After Philip died, Alexander took over as king and began to plan out all of the juicy conquests we have heard so much about. As Aristotle’s role grew less and less important about the court, he finally returned to Athens, which he had left behind ever since Plato passed away. Many changes were made since his absence. The Platonic school was booming with students and thought. Under the direction of Xenocrates, it was clear to see that Platonism had solidified its position as the dominant philosophy around town.
Aristotle then decided to establish his own school and once it was erected, he called it the Lyceum. He taught his students at the school and for the following thirteen years, he put all of his energy into the teaching and developing a wealth of philosophical treatises.
About his school, Aristotle was known for delivering two different types of lectures. The first was filled with more detail and took place in the morning. These were reserved for a choice few that he deemed his most advanced students. The second kind of lectures he was known for included a few popular exchanges that would please those who truly had a thirst and love for learning.

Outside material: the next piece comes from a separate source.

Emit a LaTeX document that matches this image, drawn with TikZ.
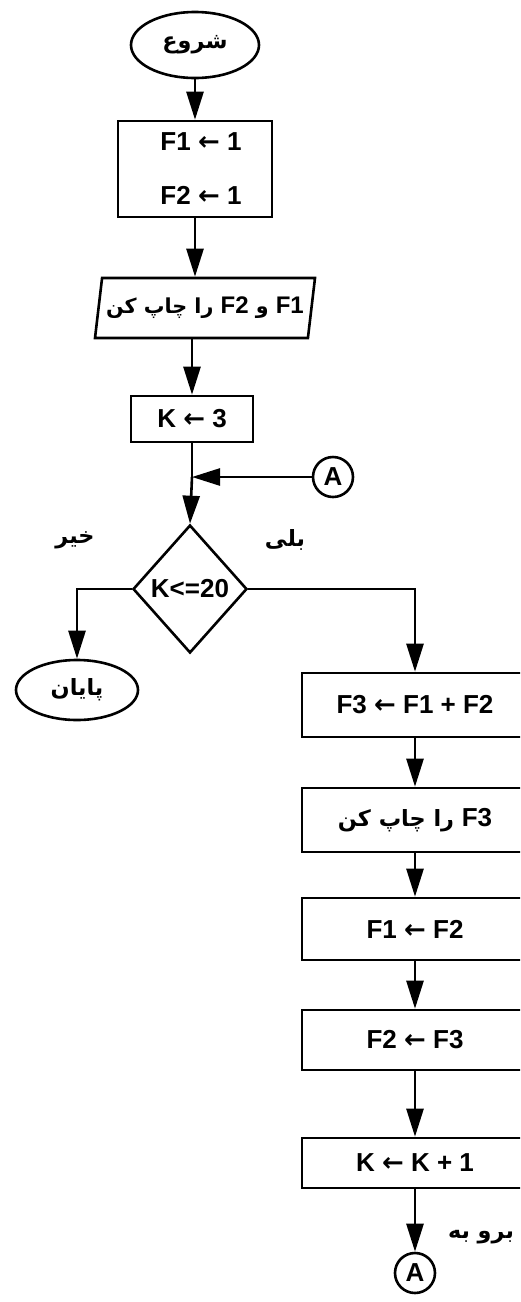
\documentclass[tikz,border=0pt]{standalone}
\usepackage{fontspec}
\setmainfont{Liberation Sans}
\newfontfamily\fafont[Script=Arabic,Scale=0.86]{DejaVu Sans}
\newfontfamily\pfeilfont{DejaVu Sans}
\TeXXeTstate=1
\usetikzlibrary{shapes.geometric,arrows.meta,positioning}

% persischer Text (rechts nach links), lateinische Teile darin
\newcommand{\fa}[1]{{\fafont\beginR #1\endR}}
\newcommand{\la}[1]{\beginL{\rmfamily #1}\endL{}}
% Zuweisungspfeil
\newcommand{\zuw}{{\pfeilfont\fontsize{13}{15}\selectfont ←}}

\tikzset{
  >={Triangle[length=14pt,width=8.5pt]},
  every node/.style={font=\bfseries\fontsize{13}{15}\selectfont},
  linie/.style={line width=1.3pt},
  pfeil/.style={linie,->},
  grenze/.style={ellipse,draw,line width=1.3pt,inner sep=0pt},
  anweisung/.style={rectangle,draw,line width=1.3pt,inner sep=0pt},
  ausgabe/.style={trapezium,trapezium left angle=72,trapezium right angle=108,
    trapezium stretches body,draw,line width=1.3pt,inner sep=0pt},
  frage/.style={diamond,draw,line width=1.3pt,inner sep=0pt},
  verbinder/.style={circle,draw,line width=1.3pt,inner sep=0pt,minimum size=20pt},
}

\begin{document}
\begin{tikzpicture}[x=0.5pt,y=-0.5pt]
\useasboundingbox (0,0) rectangle (520,1302);
\clip (0,0) rectangle (520,1302);

% Start und Initialisierung
\node[grenze,minimum width=64pt,minimum height=33pt] (start) at (195,45) {\fa{شروع}};
\node[anweisung,minimum width=77pt,minimum height=48pt,align=center] (init) at (195,169)
  {\hspace*{6pt}F1 \zuw{} 1\\[12pt]\hspace*{6pt}F2 \zuw{} 1};
\node[ausgabe,minimum width=110pt,minimum height=30pt,font=\bfseries\fontsize{12}{14}\selectfont]
  (druck) at (205,308) {\fa{\la{F1} و \la{F2} را چاپ کن}};
\node[anweisung,minimum width=61pt,minimum height=23pt] (k) at (192,419) {K \zuw{} 3};

% Rücksprung A und Entscheidung
\coordinate (m) at (192,477);
\node[verbinder] (a1) at (333,477) {A};
\node[frage,minimum width=57pt,minimum height=64pt] (dec) at (190,589) {K<=20};
\node (nein) at (75,540) {\fa{خیر}};
\node (ja) at (285,540) {\fa{بلی}};
\node[grenze,minimum width=61pt,minimum height=30pt] (ende) at (77,690) {\fa{پایان}};

% Schleifenrumpf
\node[anweisung,minimum width=113pt,minimum height=32pt] (b1) at (415,705) {F3 \zuw{} F1 + F2};
\node[anweisung,minimum width=113pt,minimum height=32pt] (b2) at (415,820) {\fa{\la{F3} را چاپ کن}};
\node[anweisung,minimum width=113pt,minimum height=31pt] (b3) at (415,929) {F1 \zuw{} F2};
\node[anweisung,minimum width=113pt,minimum height=30pt] (b4) at (415,1040) {F2 \zuw{} F3};
\node[anweisung,minimum width=113pt,minimum height=25pt] (b5) at (415,1163) {K \zuw{} K + 1};
\node[verbinder] (a2) at (415,1273) {A};
\node (geh) at (481,1237) {\fa{برو به}};

% Pfeile
\draw[pfeil] (start.south) -- (start.south |- init.north);
\draw[pfeil] (init.south) -- (init.south |- druck.north);
\draw[pfeil] (k.north |- druck.south) -- (k.north);
\draw[linie] (k.south) -- (m);
\draw[pfeil] (m) -- (dec.north);
\draw[pfeil] (a1.west) -- (m);
\draw[pfeil] (dec.west) -| (ende.north);
\draw[pfeil] (dec.east) -| (b1.north);
\draw[pfeil] (b1) -- (b2);
\draw[pfeil] (b2) -- (b3);
\draw[pfeil] (b3) -- (b4);
\draw[pfeil] (b4) -- (b5);
\draw[pfeil] (b5) -- (a2);
\end{tikzpicture}
\end{document}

Throughout his life, Aristotle saw many changes. Another significant blow to his life came when Alexander suddenly lost his life in 323 BC. This event led to the overthrowing of the pro-Macedonian government within Athens. Anything Macedonian was considered a threat and received the a general rejection from the people. Residents began to turn on Aristotle and to avoid prosecution; he was forced to flee to Chalcis in Euboea. He feared a fate similar to that of Socrates.
Sadly, Aristole did not last long after leaving Athens. During his first year in the city, he told those around him that his stomach was failing him. He then died in March of 322 BC.
Throughout his life, Aristotle was also a great writer. He wrote several pieces that spanned a variety of topics, including logic, politics, rhetoric, government, and ethics. He also dabbled in tackling an assortment of science subjects, such as physics, biology, and zoology. The philosopher even touched upon poetry, including drawing up a few theater pieces.